Das ist alles schön und gut und auch wichtig. Aber es ist im Grunde nie das Erste, immer das Zweite, immer eine Folge aus unserem Leben aus dem Glauben. Aber wenn die Mitte verloren geht, wenn der Glaube an die Gegenwart des Gekreuzigten schwindet, dann werden all die genannten Dinge zum Ersten: Das Geld, die Gebäude, die Sicherheit der Arbeitsplätze, die Außendarstellung von Kirche, unsere sozialen Leistungen und anderes mehr. Und wenn das alles unser Erstes ist, dann geht uns die innere Kraft verloren, dann wird der Glaube selbst unplausibel und nicht mehr verstanden, weil wir ihn nur noch theoretisch erläutern, aber nicht mehr aus seiner Kraft leben. Dann werden wir ein Sozialkonzern und Kulturverein, der auch nur einer von vielen Wettbewerbern auf dem Markt ist.
Wir sind auf dem Weg – und es gibt neue Bewegung hin zu Christus
Liebe Schwestern, liebe Brüder, was ich gesagt habe, habe ich als Gefahr beschrieben, und nicht als fertigen Zustand. Wir sind ja immer auf dem Weg. Aber ich denke jeder und jede von uns, kann auch etwas von dieser Gefahr spüren, die in der Frage steckt: Was ist uns das Wichtigste in unserer Arbeit für die Kirche?
Und daher bin ich nun umgekehrt wirklich von ganzem Herzen dankbar, dass ich tatsächlich auch viel Bewegung hin zu Ihm spüren darf hier in unserem wunderbaren Bistum und gerade auch hier im Ordinariat und bei der Caritas, neue Sehnsucht hin zur Mitte. Und viel Bemühen von vielen von Ihnen allen, dass sie diese Mitte zur Geltung bringen wollen, dass sie wieder mehr erleben und erfahren wollen vom Glauben, von Christus, von der Kirche. Kleinere, unbemerkte oder auch größere Initiativen.
Die neuen Werktagsmessen am Donnerstag, zu denen der Generalvikar einlädt, die stille Anbetung oder der Angelus in der Barbarakapelle, die viele von Ihnen mittragen, die neue Frage nach dem Glauben in manchen kleineren oder größeren Gruppen unter Ihnen. Manche Initiative, die ausdrücklich zum Gebet einlädt oder zum Lesen der Schrift und vieles mehr. Ich bin für alles dankbar, was uns hilft, näher zu Jesus zu kommen, die konkrete Beziehung zu Ihm zu vertiefen und zu leben – auch gemeinsam und hoffentlich ohne Scham voreinander.
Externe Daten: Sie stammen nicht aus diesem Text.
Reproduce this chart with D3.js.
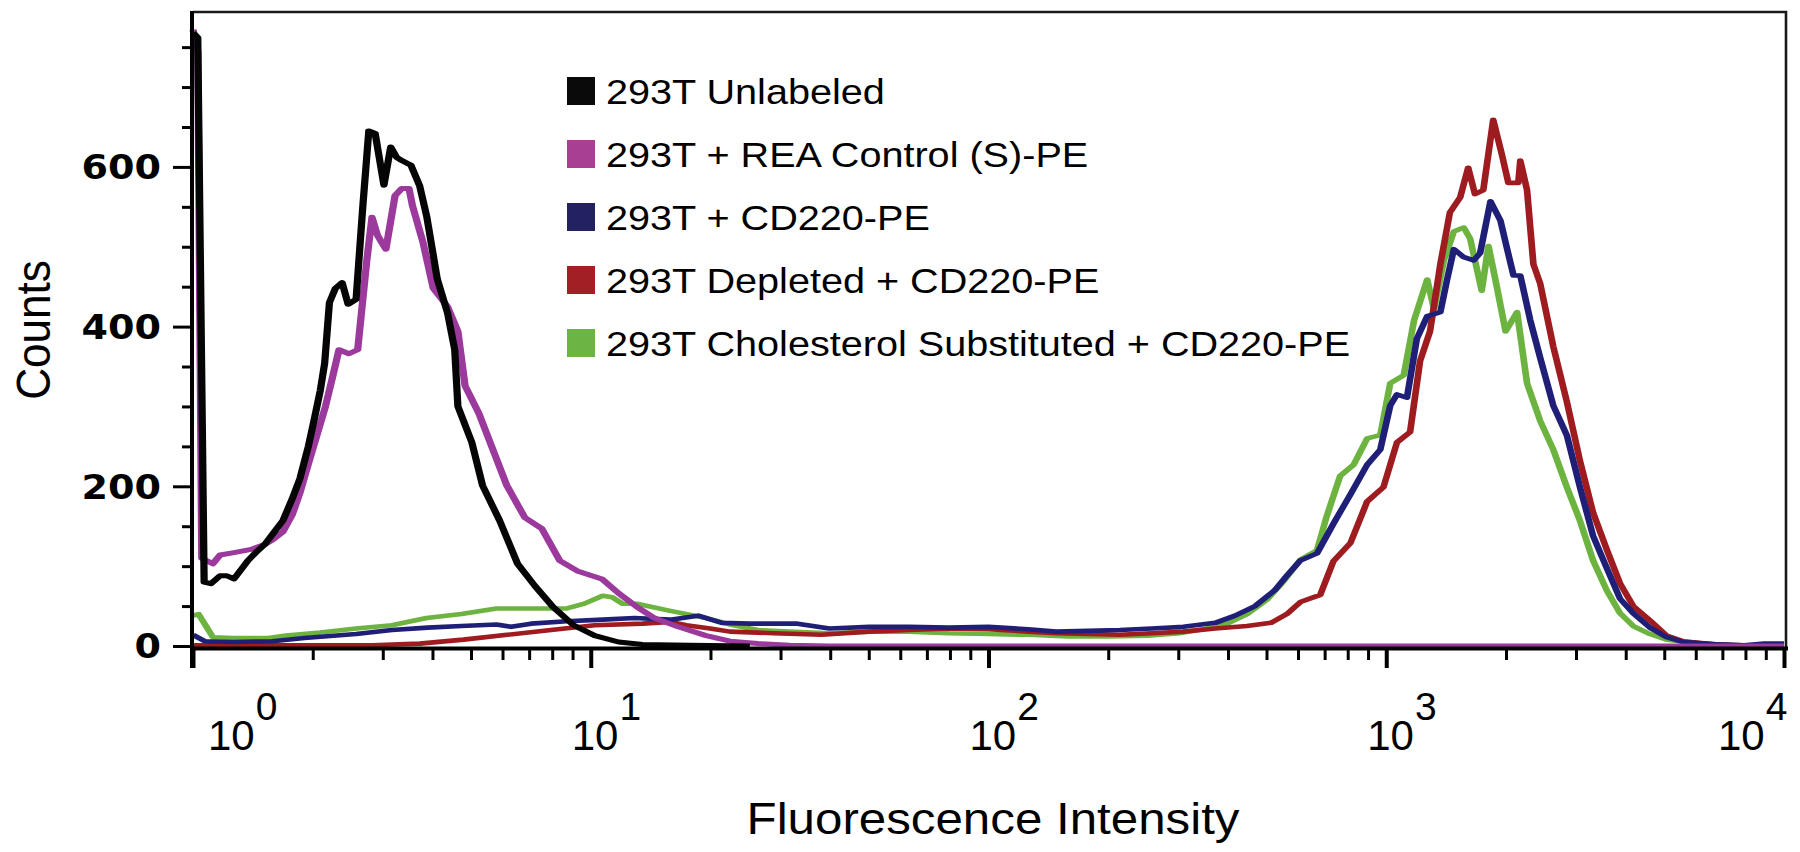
<!DOCTYPE html>
<html>
<head>
<meta charset="utf-8">
<script src="https://cdn.jsdelivr.net/npm/d3@7"></script>
<style>
  body { margin: 0; background: #fff; }
  svg { display: block; }
</style>
</head>
<body>
<svg id="chart" width="1800" height="852"></svg>
<script>
// ---------------- DATA ----------------
// Each point: [log10(fluorescence intensity), counts]
const unlabeled = [[0,768],[0.012,762],[0.028,80],[0.045,78],[0.068,88],[0.085,88],[0.103,84],[0.12,95],[0.138,107],[0.16,118],[0.18,127],[0.2,140],[0.226,157],[0.25,185],[0.269,210],[0.29,250],[0.304,282],[0.32,320],[0.331,354],[0.343,430],[0.358,448],[0.375,455],[0.39,428],[0.41,434],[0.427,551],[0.442,645],[0.458,642],[0.48,577],[0.497,625],[0.512,612],[0.525,608],[0.548,602],[0.57,576],[0.588,537],[0.614,460],[0.64,417],[0.658,371],[0.666,300],[0.701,255],[0.728,201],[0.771,157],[0.816,103],[0.86,75],[0.905,49],[0.957,26],[1.01,13],[1.07,5],[1.13,2],[1.25,1],[1.4,0]];

const reaControl = [[0,772],[0.012,745],[0.022,110],[0.05,103],[0.068,114],[0.103,117],[0.146,121],[0.18,127],[0.2,133],[0.226,143],[0.25,165],[0.269,192],[0.29,228],[0.314,268],[0.333,300],[0.35,335],[0.367,371],[0.392,366],[0.414,371],[0.437,483],[0.45,537],[0.464,514],[0.485,497],[0.508,564],[0.525,573],[0.543,573],[0.552,551],[0.578,506],[0.604,448],[0.64,425],[0.666,394],[0.684,326],[0.719,291],[0.754,246],[0.789,201],[0.834,161],[0.877,147],[0.922,107],[0.966,94],[1.028,84],[1.07,66],[1.116,49],[1.16,35],[1.22,24],[1.29,13],[1.35,6],[1.42,3],[1.5,1],[1.6,0],[4,0]];

const cd220 = [[0,14],[0.03,6],[0.1,5],[0.2,6],[0.28,10],[0.41,15],[0.5,20],[0.59,23],[0.675,25],[0.763,27],[0.8,24],[0.85,28],[0.94,31],[1.03,33],[1.11,35],[1.2,33],[1.27,38],[1.33,29],[1.4,28],[1.52,28],[1.6,22],[1.7,24],[1.8,24],[1.9,23],[2.0,24],[2.1,21],[2.17,18],[2.25,19],[2.33,20],[2.41,22],[2.49,24],[2.57,29],[2.62,38],[2.67,50],[2.72,70],[2.75,88],[2.784,107],[2.826,116],[2.867,153],[2.91,190],[2.952,227],[2.985,246],[3.01,301],[3.027,315],[3.052,311],[3.077,385],[3.103,413],[3.136,418],[3.153,459],[3.17,497],[3.195,487],[3.22,483],[3.236,492],[3.262,557],[3.287,533],[3.304,497],[3.32,464],[3.337,464],[3.362,408],[3.387,361],[3.42,301],[3.454,264],[3.487,199],[3.52,138],[3.555,97],[3.588,59],[3.621,41],[3.663,23],[3.705,11],[3.747,5],[3.83,2],[3.9,1],[3.95,3],[4,3]];

const depleted = [[0,1],[0.45,1],[0.57,3],[0.68,8],[0.79,14],[0.9,20],[1.01,26],[1.13,28],[1.2,30],[1.24,26],[1.3,22],[1.35,18],[1.46,16],[1.58,14],[1.7,18],[1.8,20],[1.9,22],[2.0,21],[2.1,18],[2.17,16],[2.25,15],[2.33,14],[2.41,16],[2.49,18],[2.57,22],[2.65,25],[2.71,29],[2.75,40],[2.784,55],[2.834,64],[2.867,106],[2.91,129],[2.952,181],[2.993,199],[3.027,255],[3.06,268],[3.085,357],[3.11,394],[3.136,478],[3.16,543],[3.186,562],[3.206,599],[3.223,566],[3.244,571],[3.269,659],[3.29,617],[3.307,580],[3.332,580],[3.337,608],[3.354,571],[3.37,478],[3.387,454],[3.42,375],[3.454,306],[3.487,232],[3.52,167],[3.555,120],[3.588,78],[3.621,50],[3.663,32],[3.705,13],[3.747,6],[3.83,2],[3.95,0],[4,0]];

const cholesterol = [[0,38],[0.014,40],[0.05,11],[0.1,10],[0.19,10],[0.234,13],[0.32,17],[0.41,22],[0.5,26],[0.587,35],[0.675,40],[0.763,47],[0.85,47],[0.94,47],[0.984,53],[1.03,63],[1.054,61],[1.08,53],[1.116,53],[1.2,44],[1.29,35],[1.35,27],[1.42,20],[1.5,18],[1.6,16],[1.7,18],[1.8,18],[1.9,16],[2.0,15],[2.1,14],[2.2,12],[2.3,12],[2.4,13],[2.48,16],[2.55,22],[2.6,28],[2.65,40],[2.7,58],[2.74,80],[2.784,108],[2.826,120],[2.85,162],[2.884,213],[2.918,227],[2.952,260],[2.985,264],[3.01,329],[3.044,339],[3.07,408],[3.103,459],[3.12,422],[3.145,483],[3.17,519],[3.195,524],[3.211,510],[3.24,445],[3.257,501],[3.278,450],[3.3,394],[3.329,418],[3.354,329],[3.387,282],[3.42,246],[3.454,199],[3.487,157],[3.52,107],[3.555,69],[3.588,41],[3.621,25],[3.663,15],[3.705,8],[3.79,3],[3.9,0],[4,0]];

const legendLabels = ["293T Unlabeled", "293T + REA Control (S)-PE", "293T + CD220-PE", "293T Depleted + CD220-PE", "293T Cholesterol Substituted + CD220-PE"];
const xTickExponents = [0, 1, 2, 3, 4];
const yMajorTicks = [0, 200, 400, 600];
const yMinorTicks = [50, 100, 150, 250, 300, 350, 450, 500, 550, 650, 700, 750];
const xAxisTitle = "Fluorescence Intensity";
const yAxisTitle = "Counts";

// ---------------- STYLES ----------------
const lineColors   = ["#050505", "#9b3a9c", "#1f1f78", "#9e1c1f", "#6db33f"];
const legendColors = ["#0a0a0a", "#a83f93", "#23215f", "#a21f25", "#6cb444"];
const seriesData = [unlabeled, reaControl, cd220, depleted, cholesterol];
const drawOrder = [4, 3, 2, 1, 0];

// ---------------- LAYOUT ----------------
const plot = { left: 193, right: 1784, top: 12, bottom: 646 };
const svg = d3.select("#chart");

const x = d3.scaleLog().domain([1, 1e4]).range([plot.left, plot.right]);
const y = d3.scaleLinear().domain([0, 794]).range([plot.bottom, plot.top]);

// lines (drawn in a horizontally stretched space so steep parts look thicker, like the source)
const SX = 1.45;
const lineGen = d3.line()
  .x(d => x(Math.pow(10, d[0])) / SX)
  .y(d => y(d[1]));

const lineG = svg.append("g").attr("transform", `scale(${SX},1)`);
lineG.selectAll("path")
  .data(drawOrder)
  .join("path")
  .attr("d", i => lineGen(seriesData[i]))
  .attr("fill", "none")
  .attr("stroke", i => lineColors[i])
  .attr("stroke-width", i => (i <= 1 ? 5 : 4.6))
  .attr("stroke-linejoin", "round")
  .attr("stroke-linecap", "butt");

// frame (top & right)
svg.append("path")
  .attr("d", `M${plot.left},12 H1786 V647`)
  .attr("fill", "none")
  .attr("stroke", "#1a1a1a")
  .attr("stroke-width", 2.6);

// y axis
const yAxisMajor = d3.axisLeft(y).tickValues(yMajorTicks).tickSize(19).tickFormat("");
const yAxisMinor = d3.axisLeft(y).tickValues(yMinorTicks).tickSize(10).tickFormat("");
const gyMaj = svg.append("g").attr("transform", `translate(${plot.left - 1},0)`).call(yAxisMajor);
const gyMin = svg.append("g").attr("transform", `translate(${plot.left - 1},0)`).call(yAxisMinor);
[gyMaj, gyMin].forEach(g => {
  g.select(".domain").remove();
  g.selectAll(".tick line").attr("stroke", "#000").attr("stroke-width", 3);
});

// y tick labels
svg.append("g").selectAll("text")
  .data(yMajorTicks)
  .join("text")
  .attr("transform", d => `translate(161,${y(d)}) scale(1.12,1)`)
  .attr("dy", "0.36em")
  .attr("text-anchor", "end")
  .attr("font-family", "'DejaVu Sans', sans-serif")
  .attr("font-weight", "bold")
  .attr("font-size", 34)
  .attr("fill", "#000")
  .text(d => d);

// x axis
const majorVals = xTickExponents.map(e => Math.pow(10, e));
const minorVals = [];
xTickExponents.slice(0, -1).forEach(e => {
  for (let m = 2; m <= 9; m++) minorVals.push(m * Math.pow(10, e));
});
const xAxisMajor = d3.axisBottom(x).tickValues(majorVals).tickSize(21).tickFormat("");
const xAxisMinor = d3.axisBottom(x).tickValues(minorVals).tickSize(13).tickFormat("");
const gxMaj = svg.append("g").attr("transform", `translate(0,${plot.bottom + 1})`).call(xAxisMajor);
const gxMin = svg.append("g").attr("transform", `translate(0,${plot.bottom + 1})`).call(xAxisMinor);
gxMaj.select(".domain").remove();
gxMin.select(".domain").remove();
gxMaj.selectAll(".tick line").attr("stroke", "#000").attr("stroke-width", 4);
gxMin.selectAll(".tick line").attr("stroke", "#000").attr("stroke-width", 3);

// axis lines (left and bottom, thick)
svg.append("line")
  .attr("x1", plot.left - 1).attr("x2", plot.left - 1)
  .attr("y1", 11).attr("y2", 668)
  .attr("stroke", "#000").attr("stroke-width", 4);
svg.append("line")
  .attr("x1", plot.left - 3).attr("x2", 1788)
  .attr("y1", plot.bottom + 2.5).attr("y2", plot.bottom + 2.5)
  .attr("stroke", "#000").attr("stroke-width", 4);

// x tick labels: 10^n
const xl = svg.append("g").selectAll("text")
  .data(xTickExponents)
  .join("text")
  .attr("x", e => {
    const t = x(Math.pow(10, e));
    return Math.min(Math.max(t - 19, plot.left + 15), plot.right + 2 - 68);
  })
  .attr("y", 750)
  .attr("font-family", "'Liberation Sans', Arial, sans-serif")
  .attr("font-size", 42)
  .attr("fill", "#000");
xl.append("tspan").text("10");
xl.append("tspan")
  .attr("dx", 1)
  .attr("dy", -30)
  .attr("font-size", 39)
  .text(e => e);

// axis titles
svg.append("text")
  .attr("transform", "translate(993,834) scale(1.12,1)")
  .attr("text-anchor", "middle")
  .attr("font-family", "'Liberation Sans', Arial, sans-serif")
  .attr("font-size", 44)
  .attr("fill", "#000")
  .text(xAxisTitle);

svg.append("text")
  .attr("transform", "translate(50,330) rotate(-90) scale(0.9,1)")
  .attr("text-anchor", "middle")
  .attr("font-family", "'Liberation Sans', Arial, sans-serif")
  .attr("font-size", 49)
  .attr("fill", "#000")
  .text(yAxisTitle);

// legend
const legend = svg.append("g");
const rowH = 63, row0 = 91;
const items = legend.selectAll("g")
  .data(legendLabels)
  .join("g")
  .attr("transform", (d, i) => `translate(0,${row0 + i * rowH})`);
items.append("rect")
  .attr("x", 567).attr("y", -14)
  .attr("width", 28).attr("height", 28)
  .attr("fill", (d, i) => legendColors[i]);
items.append("text")
  .attr("transform", "translate(606,13) scale(1.1,1)")
  .attr("font-family", "'Liberation Sans', Arial, sans-serif")
  .attr("font-size", 36)
  .attr("fill", "#000")
  .text(d => d);
</script>
</body>
</html>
Lassen wir uns hinziehen zum Kind in der Krippe
Er, Jesus, hat diese Beziehung schon lange zu jedem von uns. An uns ist es, uns zu öffnen, zu suchen, tiefer zu gehen und uns immer wieder finden zu lassen. Und wie gesagt: Oftmals passiert so ein Hingezogen- und Berührt-werden in Gemeinschaft von Menschen, die miteinander offen und ehrlich fragen und suchen und beten.
Tiefer Glaube hilft anderen zu glauben, gläubige Gemeinschaft hilft anderen hinein in Gemeinschaft. Und Leben aus der Mitte hilft uns allen selbst Zeuginnen und Zeugen zu sein für den tiefsten Sinn des Lebens. Er ist unter uns und kommt uns entgegen – jetzt bald wieder im Kind in der Krippe. Geben wir ihm unser offenes Herz!
Und danke Ihnen allen für alles, was Sie im vergangenen Jahr in der Kirche von Passau gewirkt haben. Amen.